I had a hawthorne from the 60's that had the same frame, the chainguard looks original but I've seen that type on prewar bikes so it may have been swapped out with the original but not sure. The chain ring looks like something that murray would have put on their bikes. So my best guess is a murray built bike from the 60s but the bike is definately from the 60's. If it was a firestone it would still be made from a bike company and not by firestone.


----------



## mdtrek (Oct 13, 2009)

*from what i have researched so far...*

I saw a bike on the internet that had a headbadge similiar to mine and the bike was classified as a old firestone warrior. But I really have no idea though.  Thanks for your information.


----------



## Strings-n-Spokes (Oct 14, 2009)

The fenders look like Colson fenders.  I'm starting to wonder if it is an early Colson Middleweight.

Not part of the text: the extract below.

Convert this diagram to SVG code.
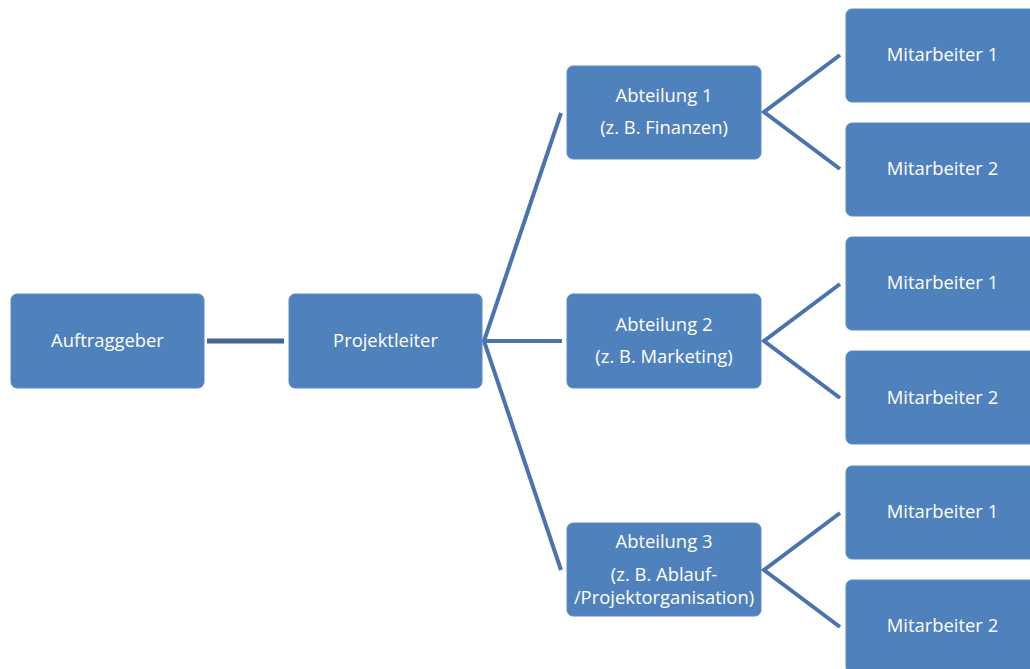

Mike - Firestone was a brand not  a bike maker.  They sold bikes made by everyone.  The New Departure hub company became Mattatuck at some point in time.  Your bike will have been manufactured after that point.  Then maybe you can start looking for Firestone catalogues from then on.

BTW what size are the tires anyway?


----------



## mdtrek (Oct 14, 2009)

*this is what i received so far and thanks for all the input*

Mike, your bike looks to be a 1960's bike, sold at Firestone stores, but made by H.P. Snyder, the same company that made Rollfast bikes. Many people would simply claim that its "made by Rollfast". The chain-guard for sure is an aftermarket piece and could be quite a bit older than the bike, maybe from the 1930's or 40's.

Hope that helps.
 This was emailed to me from Dave's Nostaligic.Net  from Dave Stromberger


----------